墨西哥尤卡坦半岛尼格娄水下岩洞的考古探索

Proyecto Arquelogico Hoyo Negro, Quintana Roo, Mexico

詹姆斯·查德斯 James C. Chatters
毕莱·茹娜·艾丽娜 Pilar Luna Erreguerena
(墨西哥国家人类学和历史学研究所 National Institute of Anthropology and History, Mexico)

 

美洲考古研究的三个基本问题是:“智人何时到达西半球?”,“他们通过什么路线迁移到冰川南部”以及“他们对该地区多样化的巨型动物有什么影响?”这些问题引发了激烈的讨论。一些学者认为那些创造了克洛维斯文(开始于距今11400到11060之间)的人群是最早到达的,而另一些学者则认为前克洛维斯文化可以早到距今17000年。一方认为最早的移民是通过冰川间的大陆内部进入的,而越来越多的人则认为存在太平洋沿岸的进入路线。一方认为有超过80种大型哺乳动物的灭绝要归因于或至少部分归因于猎人,而另一方则认为广义的狩猎采集者在半球生物多样性的大幅下降中不起作用或者所起作用甚微。
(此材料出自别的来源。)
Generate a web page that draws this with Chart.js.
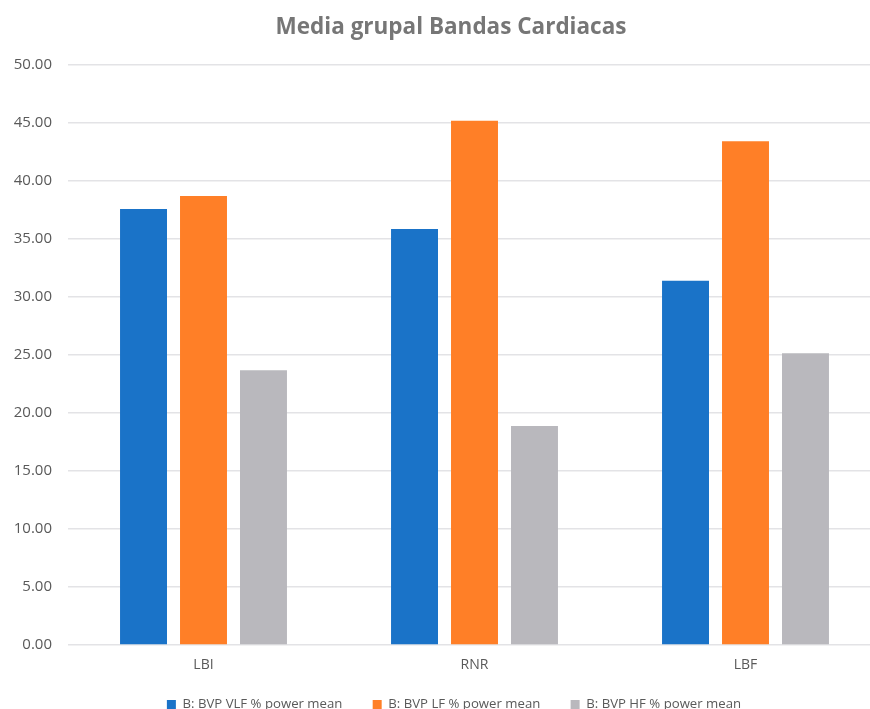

这些争论旷日持久是因为证据大多数是间接的。存在于更新世末期太平洋沿岸线路如今几乎全部被淹没于水下;在所谓的走廊上的考古发现少之又少并且年代也不确定。有关前克洛维斯的发现其年代几乎都不确定,并且都为与人类有关的遗物。克洛维斯文物分布普遍,从加拿大中南部到委内瑞拉北部无处不在,但是除了发现少数几处对猛犸象、乳齿象和嵌齿象以及马和美洲骆驼的杀戮之外,它们都很少发现有动物遗存。在美国东部和中美洲,这些遗址几乎没有发现骨头遗存。人类遗存可以提供有关人类行为、饮食偏好和在食物链中位置的直接证据,因此可以为讨论这类问题提供巨大的帮助,但是直到2007年,仅发现了两组测年为克洛维斯时代的骨头碎片。这包括来自一个婴儿的四个碎片和一个成人的两条腿骨。从未发现有人类遗骸与所谓的他们所导致灭绝的动物遗存共存。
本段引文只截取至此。